In fact, it can end up actually altering their brains in the same way that more severe abuse does.

"We know that children whose families use corporal punishment are more likely to develop anxiety, depression, behaviour problems, and other mental health problems, but many people don't think about spanking as a form of violence," explained Katie A. McLaughlin, director of the Stress & Development Lab in Harvard University's Department of Psychology.

McLaughlin, who was the senior researcher on the study which was published this month in the journal Child Development, explains further:

"In this study, we wanted to examine whether there was an impact of spanking at a neurobiological level, in terms of how the brain is developing."


The researchers used an MRI machine to measure kids' brain activity as they reacted to photos of actors displaying "fearful" and "neutral" faces.
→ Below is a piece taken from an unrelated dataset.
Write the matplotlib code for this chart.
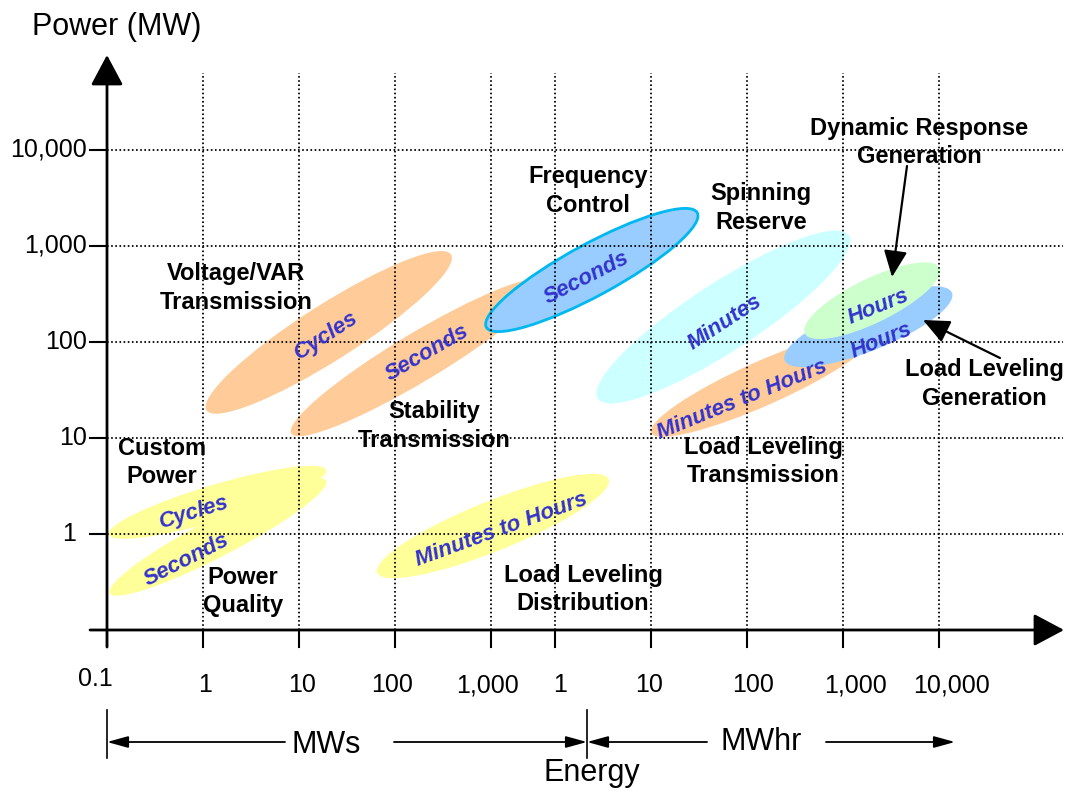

And what the researchers found, was that kids who had been spanked had similar brain neural responses to fearful faces as kids who had been abused.

"There were no regions of the brain where activation to fearful relative to neutral faces differed between children who were abused and children who were spanked," the authors wrote in a statement.

"While we might not conceptualize corporal punishment to be a form of violence, in terms of how a child's brain responds, it's not all that different than abuse," McLaughlin explained.

"It's more a difference of degree than of type."

It seems to make sense when you consider that hitting a child on the bottom isn't fundamentally different from hitting them anywhere else on their body. Open or closed hand, a strike is a strike, and a strike is, by definition, violence.

Here is the thing – yes, of course, children need boundaries. And rules. And consequences when these are broken. But, like in most other areas of life, I firmly believe that fear and violence are not the answer.

People often mistake positive parenting for pushover parenting, but the two are very different.